Piero Ottone, la figlia racconta: è morto da genovese, guardando il mare, come Garibaldi

di Redazione Blitz
Pubblicato il 18 Aprile 2017 - 06:13 OLTRE 6 MESI FA
Piero Ottone, la figlia racconta: è morto da genovese, guardando il mare, come Garibaldi

Piero Ottone, la figlia racconta: è morto da genovese, guardando il mare, come Garibaldi

Piero Ottone è morto guardando il mare fin quasi all’ultimo istante, come Garibaldi, come il Principe di Salina, la morte che tanti genovesi sognano. Bettina Bush Mignanego, sua figlia, ha raccontato al Secolo XIX come ha vissuto gli ultimi mesi uno dei più grandi giornalisti italiani di tutti i tempi, morto la vigilia di Pasqua a 4 mesi dai 93 anni di età a Camogli all’estremo opposto dell’arco del Golfo di Genova rispetto a dove è nato, Sampierdarena, nel 1924 cuore della crescita industriale italiana, oggi irriconoscibile suburra latino americana.

«Negli ultimi tempi non usciva più. Gli ho chiesto se avesse nostalgia del mare, la sua passione più grande. Mi ha guardato e mi ha detto: no, perché ho un bel ricordo».

Ottone (Pier Leone Mignanego, nome de plume Piero Ottone), aveva sentito la fine avvicinarsi passo dopo passo, superata la soglia dei 90 anni.

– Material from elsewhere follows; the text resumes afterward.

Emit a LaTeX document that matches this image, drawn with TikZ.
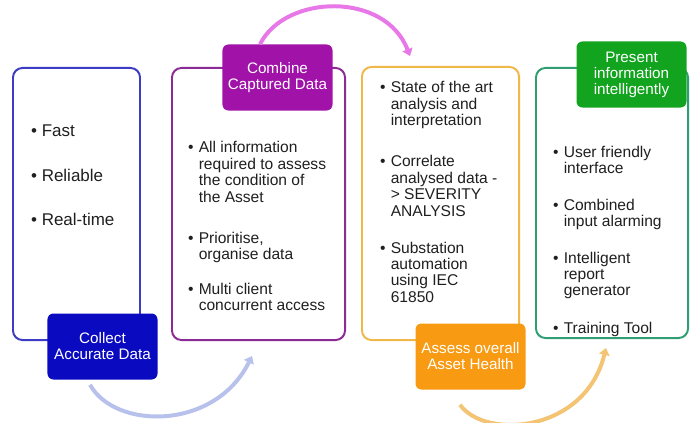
\documentclass[tikz,border=0pt]{standalone}
\usepackage{fontspec}
\setmainfont{Liberation Sans}
\usetikzlibrary{calc,arrows.meta}

\definecolor{collectline}{HTML}{3C3CC4}
\definecolor{collectfill}{HTML}{0A0AC0}
\definecolor{combineline}{HTML}{8C2A96}
\definecolor{combinefill}{HTML}{A012A8}
\definecolor{assessline}{HTML}{F0B848}
\definecolor{assessfill}{HTML}{F89A12}
\definecolor{presentline}{HTML}{2F9E72}
\definecolor{presentfill}{HTML}{12A41E}
\definecolor{bluearc}{HTML}{B8C0EC}
\definecolor{pinkarc}{HTML}{E878E8}
\definecolor{goldarc}{HTML}{F2C474}

\newcommand\txtfont{\fontsize{13.3}{14}\selectfont}
\newcommand\bigtxtfont{\fontsize{14.5}{15}\selectfont}
\newcommand\ttlfont{\fontsize{13}{13.6}\selectfont}
\newcommand\itm[1]{\makebox[9pt][l]{\textbullet}\begin{tabular}[t]{@{}l@{}}#1\end{tabular}}

\tikzset{
	frame/.style={draw, line width=1.7pt, rounded corners=8pt, inner sep=0pt},
	title/.style={rounded corners=5pt, text=white, align=center, inner sep=0pt,
		minimum width=3.3cm, minimum height=1.98cm, font=\ttlfont},
	item/.style={anchor=base west, inner sep=0pt, text=black!88, font=\txtfont},
	bigitem/.style={item, font=\bigtxtfont},
	cyclearrow/.style={line width=3.4pt, -{Triangle[length=6pt,width=9pt]}}
}

\begin{document}
\begin{tikzpicture}[x=0.03cm, y=-0.03cm]
			%%%%% START %%%%%
			\useasboundingbox (0, 0) rectangle (694, 423);
			
			\node[frame, draw=collectline, minimum width=3.81cm, minimum height=8.16cm] (collectframe) at (76.5, 204) {};
			\node[frame, draw=combineline, minimum width=5.19cm, minimum height=8.16cm] (combineframe) at (258.5, 204) {};
			\node[frame, draw=assessline, minimum width=4.71cm, minimum height=8.19cm] (assessframe) at (440.5, 203.5) {};
			\node[frame, draw=presentline, minimum width=4.56cm, minimum height=8.1cm] (presentframe) at (612, 203) {};
			
			\node[title, fill=collectfill] (collect) at (102.5, 346.5) {Collect\\Accurate Data};
			\node[title, fill=combinefill] (combine) at (277.5, 77.5) {Combine\\Captured Data};
			\node[title, fill=assessfill] (assess) at (470.5, 356.5) {Assess overall\\Asset Health};
			\node[title, fill=presentfill] (present) at (631.5, 74.5) {Present\\information\\intelligently};
			
			\draw[cyclearrow, bluearc] ($(collect.south)+(-12.5, 5)$) .. controls +(25, 45) and +(-37, 75) .. ($(combineframe.south)+(-6.5, 15)$);
			\draw[cyclearrow, pinkarc] ($(combine.north)+(-17.5, 0)$) .. controls +(25, -50) and +(-25, -65) .. ($(assessframe.north)+(-30.5, -10)$);
			\draw[cyclearrow, goldarc] ($(assess.south)+(-10.5, 15)$) .. controls +(25, 35) and +(-21, 85) .. ($(presentframe.south)+(-6, 9)$);
			
			\node[bigitem] (fast) at (31, 137) {\itm{Fast}};
			\node[bigitem] (reliable) at (31, 181) {\itm{Reliable}};
			\node[bigitem] (realtime) at (31, 225) {\itm{Real-time}};
			
			\node[item] (allinfo) at (188, 153) {\itm{All information\\required to assess\\the condition of\\the Asset}};
			\node[item] (prioritise) at (188, 243) {\itm{Prioritise,\\organise data}};
			\node[item] (multiclient) at (188, 294) {\itm{Multi client\\concurrent access}};
			
			\node[item] (stateart) at (380, 93) {\itm{State of the art\\analysis and\\interpretation}};
			\node[item] (correlate) at (380, 167) {\itm{Correlate\\analysed data -\\> SEVERITY\\ANALYSIS}};
			\node[item] (substation) at (380, 253) {\itm{Substation\\automation\\using IEC\\61850}};
			
			\node[item] (userfriendly) at (553, 157) {\itm{User friendly\\interface}};
			\node[item] (combined) at (553, 210) {\itm{Combined\\input alarming}};
			\node[item] (intelligent) at (553, 263) {\itm{Intelligent\\report\\generator}};
			\node[item] (training) at (553, 333) {\itm{Training Tool}};
			%%%%% END %%%%%
\end{tikzpicture}
\end{document}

Aveva tenuto duro fino all’ultimo, guidando la macchina, sua grande passione, fino in Danimarca (dove è nata la moglie Hanne) e ritorno. Poi ha sentito che ci stava mollando, come dicono a Genova. Nel dicembre 2016 aveva smesso di scrivere, annunciandolo ai suoi lettori del Venerdì di Repubblica.

Ricorda Bettina:

«Di recente papà è stato ricoverato per otto giorni alla clinica Montallegro, a Genova. Ma lui sentiva che si stava spegnendo e voleva a tutti i costi tornare a casa. D’accordo con i medici l’abbiamo accontentato. Nei momenti di lucidità usciva fuori la sua tempra decisionista. Era abituato a decidere e difendeva fieramente le sue idee. Una sera mi ha chiamata: “Bettina, Bettina”. Mi sono seduta accanto al letto e gli ho preso la mano: dimmi, papà. Un paio di minuti di silenzio poi: “il colloquio è finito”, mi ha detto».

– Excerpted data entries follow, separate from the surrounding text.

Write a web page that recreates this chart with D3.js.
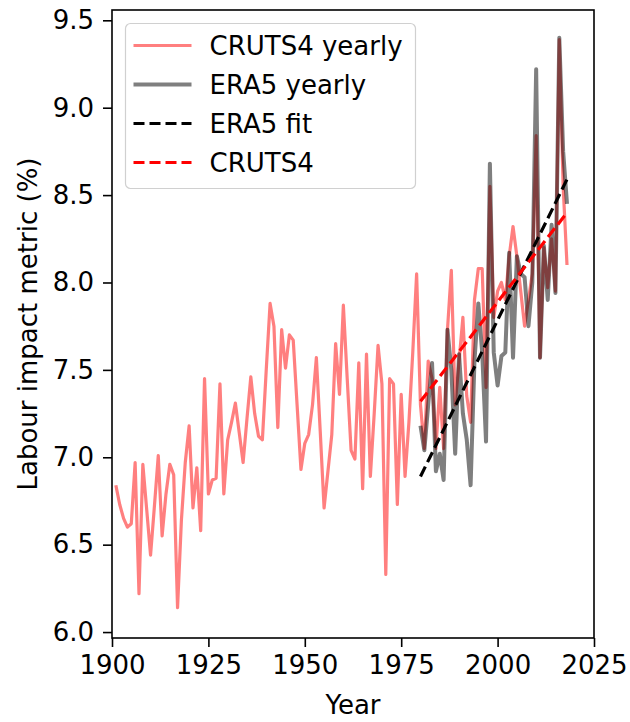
<!DOCTYPE html>
<html>
<head>
<meta charset="utf-8">
<script src="https://cdn.jsdelivr.net/npm/d3@7"></script>
<style>
  body { margin: 0; background: #fff; }
  svg text { font-family: "DejaVu Sans", sans-serif; }
</style>
</head>
<body>
<div id="chart"></div>
<script>
// CRUTS4 yearly, 1901-2018
const crutsStart = 1901;
const crutsValues = [
  6.84, 6.73, 6.65, 6.60, 6.62, 6.97, 6.22, 6.96, 6.70, 6.44,
  6.72, 7.01, 6.55, 6.79, 6.96, 6.90, 6.14, 6.64, 6.97, 7.18,
  6.71, 6.94, 6.58, 7.45, 6.79, 6.87, 6.88, 7.42, 6.79, 7.10,
  7.20, 7.31, 7.14, 6.97, 7.22, 7.46, 7.25, 7.12, 7.10, 7.50,
  7.88, 7.75, 7.17, 7.73, 7.51, 7.70, 7.67, 7.30, 6.93, 7.08,
  7.13, 7.30, 7.57, 7.15, 6.71, 6.92, 7.13, 7.65, 7.36, 7.87,
  7.45, 7.04, 6.99, 7.54, 6.82, 7.59, 6.89, 7.25, 7.64, 7.42,
  6.33, 7.45, 7.42, 6.73, 7.36, 6.89, 7.20, 7.60, 8.05, 7.30,
  7.05, 7.55, 7.45, 7.05, 7.40, 7.05, 7.73, 8.07, 7.30, 7.55,
  7.80, 7.35, 7.20, 7.90, 8.08, 8.08, 7.40, 8.55, 7.80, 7.95,
  8.00, 7.90, 8.15, 8.32, 8.15, 7.95, 7.75, 7.90, 8.05, 8.84,
  7.57, 8.20, 7.97, 8.25, 7.95, 9.39, 8.55, 8.10
];

// ERA5 yearly, 1980-2018
const era5Start = 1980;
const era5Values = [
  7.18, 7.04, 7.30, 7.54, 6.92, 7.02, 6.87, 7.73, 7.50, 7.02,
  7.59, 7.25, 7.10, 6.84, 7.55, 7.88, 7.60, 7.09, 8.68, 7.60,
  7.41, 7.58, 7.60, 8.17, 7.57, 8.15, 8.05, 8.03, 7.75, 8.00,
  9.22, 7.57, 8.21, 7.90, 8.33, 7.94, 9.40, 8.75, 8.45
];

// linear fits, end points
const fitYears = [1980, 2018];
const era5Fit = [6.89, 8.59];
const crutsFit = [7.32, 8.40];

const xTicks = [1900, 1925, 1950, 1975, 2000, 2025];
const yTicks = [6.0, 6.5, 7.0, 7.5, 8.0, 8.5, 9.0, 9.5];
const legendLabels = ["CRUTS4 yearly", "ERA5 yearly", "ERA5 fit", "CRUTS4"];

const W = 630, H = 722;
const margin = {top: 10, right: 36, bottom: 84, left: 112};
const width = W - margin.left - margin.right,
      height = H - margin.top - margin.bottom;

const svg = d3.select("#chart").append("svg")
  .attr("width", W)
  .attr("height", H);

const g = svg.append("g")
  .attr("transform", "translate(" + margin.left + "," + margin.top + ")");

const x = d3.scaleLinear().domain([1900, 2025]).range([0, width]);
const y = d3.scaleLinear().domain([5.966, 9.559]).range([height, 0]);

const toPoints = (start, vals) => vals.map((v, i) => ({year: start + i, v: v}));
const cruts = toPoints(crutsStart, crutsValues);
const era5 = toPoints(era5Start, era5Values);

const line = d3.line()
  .x(d => x(d.year))
  .y(d => y(d.v));

const fitLine = (vals) => fitYears.map((yr, i) => ({year: yr, v: vals[i]}));

// series
g.append("path")
  .attr("d", line(cruts))
  .attr("fill", "none")
  .attr("stroke", "red")
  .attr("stroke-opacity", 0.5)
  .attr("stroke-width", 3.2)
  .attr("stroke-linejoin", "round");

g.append("path")
  .attr("d", line(era5))
  .attr("fill", "none")
  .attr("stroke", "black")
  .attr("stroke-opacity", 0.5)
  .attr("stroke-width", 4)
  .attr("stroke-linejoin", "round");

g.append("path")
  .attr("d", line(fitLine(era5Fit)))
  .attr("fill", "none")
  .attr("stroke", "black")
  .attr("stroke-width", 3.2)
  .attr("stroke-dasharray", "11,5");

g.append("path")
  .attr("d", line(fitLine(crutsFit)))
  .attr("fill", "none")
  .attr("stroke", "red")
  .attr("stroke-width", 3.2)
  .attr("stroke-dasharray", "11,5");

// axes
const xAxis = g.append("g")
  .attr("transform", "translate(0," + height + ")")
  .call(d3.axisBottom(x).tickValues(xTicks).tickFormat(d3.format("d")).tickSize(9).tickPadding(9));

const yAxis = g.append("g")
  .call(d3.axisLeft(y).tickValues(yTicks).tickFormat(d3.format(".1f")).tickSize(9).tickPadding(9));

[xAxis, yAxis].forEach(a => {
  a.select(".domain").remove();
  a.selectAll("line").attr("stroke", "#000").attr("stroke-width", 1.6);
  a.selectAll("text").attr("fill", "#000").style("font-size", "26px")
    .style("font-family", "DejaVu Sans, sans-serif");
});

// frame
g.append("rect")
  .attr("width", width)
  .attr("height", height)
  .attr("fill", "none")
  .attr("stroke", "#000")
  .attr("stroke-width", 1.6);

// axis titles
svg.append("text")
  .attr("x", margin.left + width / 2)
  .attr("y", 714)
  .attr("text-anchor", "middle")
  .style("font-size", "26px")
  .text("Year");

svg.append("text")
  .attr("transform", "translate(37," + (margin.top + height / 2) + ") rotate(-90)")
  .attr("text-anchor", "middle")
  .style("font-size", "26px")
  .text("Labour impact metric (%)");

// legend
const legend = svg.append("g").attr("transform", "translate(125.5,23.5)");
legend.append("rect")
  .attr("width", 290)
  .attr("height", 165)
  .attr("rx", 5)
  .attr("fill", "#fff")
  .attr("fill-opacity", 0.8)
  .attr("stroke", "#d0d0d0")
  .attr("stroke-width", 1.2);

const legendStyles = [
  {stroke: "red", opacity: 0.5, w: 3.2, dash: null},
  {stroke: "black", opacity: 0.5, w: 4, dash: null},
  {stroke: "black", opacity: 1, w: 3.2, dash: "11,5"},
  {stroke: "red", opacity: 1, w: 3.2, dash: "11,5"}
];

const rows = legend.selectAll(".row")
  .data(legendLabels)
  .enter()
  .append("g")
  .attr("class", "row")
  .attr("transform", (d, i) => "translate(0," + (22 + i * 39) + ")");

rows.append("line")
  .attr("x1", 8).attr("x2", 66)
  .attr("stroke", (d, i) => legendStyles[i].stroke)
  .attr("stroke-opacity", (d, i) => legendStyles[i].opacity)
  .attr("stroke-width", (d, i) => legendStyles[i].w)
  .attr("stroke-dasharray", (d, i) => legendStyles[i].dash);

rows.append("text")
  .attr("x", 84)
  .attr("y", 9.5)
  .style("font-size", "26px")
  .text(d => d);
</script>
</body>
</html>
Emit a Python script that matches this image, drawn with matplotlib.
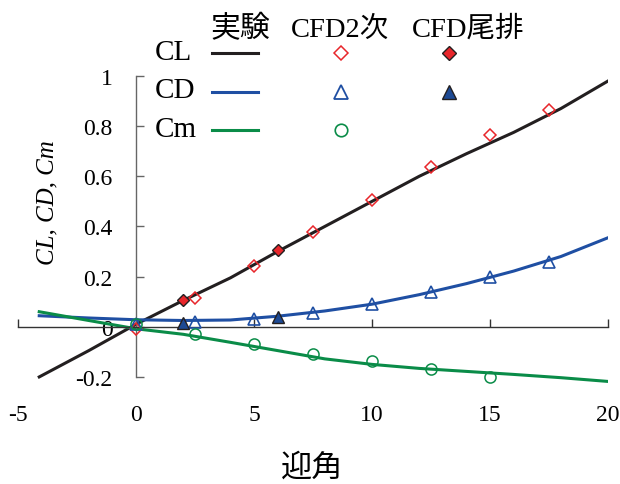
import matplotlib
matplotlib.use("Agg")
import matplotlib.pyplot as plt
from matplotlib.lines import Line2D

plt.rcParams['font.family'] = ['Liberation Serif', 'Noto Sans CJK JP', 'DejaVu Sans']
plt.rcParams['axes.unicode_minus'] = False

# Experimental (lines)
aoa_exp = [-4.1, -2, 0, 2, 4, 6, 8, 10, 12, 14, 16, 18, 20]
CL_exp = [-0.20, -0.095, 0.01, 0.105, 0.195, 0.30, 0.40, 0.50, 0.60, 0.69, 0.775, 0.87, 0.98]
CD_exp = [0.044, 0.035, 0.028, 0.025, 0.027, 0.042, 0.063, 0.09, 0.128, 0.172, 0.222, 0.28, 0.355]
Cm_exp = [0.06, 0.025, -0.008, -0.03, -0.062, -0.095, -0.128, -0.15, -0.166, -0.178, -0.19, -0.203, -0.218]

# CFD 2nd order
aoa_cfd = [0, 2.5, 5, 7.5, 10, 12.5, 15, 17.5]
CL_cfd = [-0.008, 0.113, 0.243, 0.378, 0.506, 0.636, 0.765, 0.865]
CD_cfd = [0.012, 0.02, 0.032, 0.056, 0.092, 0.14, 0.198, 0.26]
aoa_cm_cfd = [0, 2.5, 5, 7.5, 10, 12.5, 15]
Cm_cfd = [0.012, -0.028, -0.068, -0.11, -0.135, -0.167, -0.2]

# CFD tail
aoa_tail = [2, 6]
CL_tail = [0.108, 0.308]
CD_tail = [0.017, 0.04]

x_ticks = [-5, 0, 5, 10, 15, 20]
x_labels = ['-5', '0', '5', '10', '15', '20']
y_ticks = [-0.2, 0, 0.2, 0.4, 0.6, 0.8, 1.0]
y_labels = ['-0.2', '0', '0.2', '0.4', '0.6', '0.8', '1']

c_black = '#231f20'
c_blue = '#1f4fa3'
c_green = '#0a8c48'
c_red = '#e8262b'
c_navy = '#1d4a94'

W, H = 620, 485
fig = plt.figure(figsize=(W / 100, H / 100), dpi=100)
ax = fig.add_axes([18 / W, 1 - 403 / H, 590 / W, 326 / H])
ax.set_xlim(-5, 20)
ax.set_ylim(-0.3, 1.0)

lw = 2.2
ax.plot(aoa_exp, CL_exp, color=c_black, lw=lw, zorder=2)
ax.plot(aoa_exp, CD_exp, color=c_blue, lw=lw, zorder=2)
ax.plot(aoa_exp, Cm_exp, color=c_green, lw=lw, zorder=2)

ax.plot(aoa_cfd, CL_cfd, ls='none', marker='D', ms=5.8, mfc='none', mec=c_red, mew=1.1, zorder=3)
ax.plot(aoa_cfd, CD_cfd, ls='none', marker='^', ms=8.5, mfc='none', mec=c_blue, mew=1.2, zorder=3)
ax.plot(aoa_cm_cfd, Cm_cfd, ls='none', marker='o', ms=8, mfc='none', mec=c_green, mew=1.1, zorder=3)
ax.plot(aoa_tail, CL_tail, ls='none', marker='D', ms=5.8, mfc=c_red, mec=c_black, mew=1.0, zorder=4)
ax.plot(aoa_tail, CD_tail, ls='none', marker='^', ms=8.5, mfc=c_navy, mec=c_black, mew=1.0, zorder=4)

for s in ['top', 'right']:
    ax.spines[s].set_visible(False)
ax.spines['left'].set_position(('data', 0))
ax.spines['left'].set_bounds(-0.2, 1.0)
ax.spines['left'].set_color('#666666')
ax.spines['bottom'].set_position(('data', 0))
ax.spines['bottom'].set_color('#333333')
ax.spines['left'].set_linewidth(1.0)
ax.spines['bottom'].set_linewidth(1.0)

ax.set_yticks(y_ticks)
ax.set_yticklabels(y_labels)
ax.tick_params(axis='y', direction='in', length=6, width=1.0, color='#666666',
               labelsize=17, pad=17)
ax.set_xticks(x_ticks)
ax.tick_params(axis='x', direction='in', length=6, width=1.0, color='#333333',
               labelbottom=False)

sec = ax.secondary_xaxis(0.0)
sec.set_xticks(x_ticks)
sec.set_xticklabels(x_labels)
sec.spines['bottom'].set_visible(False)
sec.tick_params(length=0, labelsize=17, pad=1.5)

fig.text(47 / W, 1 - 203 / H, 'CL, CD, Cm', rotation=90, ha='center', va='center',
         fontsize=18, style='italic')
fig.text(312 / W, 1 - 468 / H, '迎角', ha='center', va='center', fontsize=22.5,
         family=['Noto Sans CJK JP', 'DejaVu Sans'])

# Manual legend
def fx(px):
    return px / W

def fy(py):
    return 1 - py / H

fig.text(fx(240), fy(37), '実験', ha='center', va='baseline', fontsize=21.5)
fig.text(fx(340), fy(37), 'CFD2次', ha='center', va='baseline', fontsize=20.5)
fig.text(fx(468), fy(37), 'CFD尾排', ha='center', va='baseline', fontsize=20.5)

rows = [('CL', 60, 54, c_black), ('CD', 98, 93, c_blue), ('Cm', 137, 131, c_green)]
for name, base, ly, col in rows:
    fig.text(fx(155), fy(base), name, ha='left', va='baseline', fontsize=21)
    fig.add_artist(Line2D([fx(212), fx(258)], [fy(ly), fy(ly)], color=col, lw=lw,
                          transform=fig.transFigure))

fig.add_artist(Line2D([fx(341)], [fy(54)], ls='none', marker='D', ms=6.8, mfc='none',
                      mec=c_red, mew=1.1, transform=fig.transFigure))
fig.add_artist(Line2D([fx(341)], [fy(93)], ls='none', marker='^', ms=10, mfc='none',
                      mec=c_blue, mew=1.3, transform=fig.transFigure))
fig.add_artist(Line2D([fx(341)], [fy(131)], ls='none', marker='o', ms=9, mfc='none',
                      mec=c_green, mew=1.2, transform=fig.transFigure))
fig.add_artist(Line2D([fx(449)], [fy(54)], ls='none', marker='D', ms=6.8, mfc=c_red,
                      mec=c_black, mew=1.0, transform=fig.transFigure))
fig.add_artist(Line2D([fx(449)], [fy(93)], ls='none', marker='^', ms=10, mfc=c_navy,
                      mec=c_black, mew=1.0, transform=fig.transFigure))

fig.savefig('out.png', dpi=100)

Da quando era rientrato dalla clinica, racconta Bettina, «stava nella camera che, in passato, era stata di mamma, affacciata sul mare. Non ha mai smesso di guardarlo. Di godersi i tramonti di Camogli. Il mare, la sua passione infinita. Appena poteva si faceva un viaggio in barca a vela. Era il suo modo per ricaricarsi. Tanti anni fa lo cercavano per farlo ministro. Ma non c’erano ancora i cellulari e non riuscirono a rintracciarlo. Telefonavano in un porto e lui era già in un altro. “Meno male”, mi confessò, “sarebbe stato imbarazzante dire no”».

Non verrà celebrato nessun funerale, precisa Bettina al Secolo XIX, per sua espressa volontà: «Detestava andare ai funerali, anche a quelli di amici carissimi. Odiava le formalità». Sarà cremato, come aveva chiesto. «Come era suo desiderio vorremmo far disperdere le ceneri in mare. A Camogli».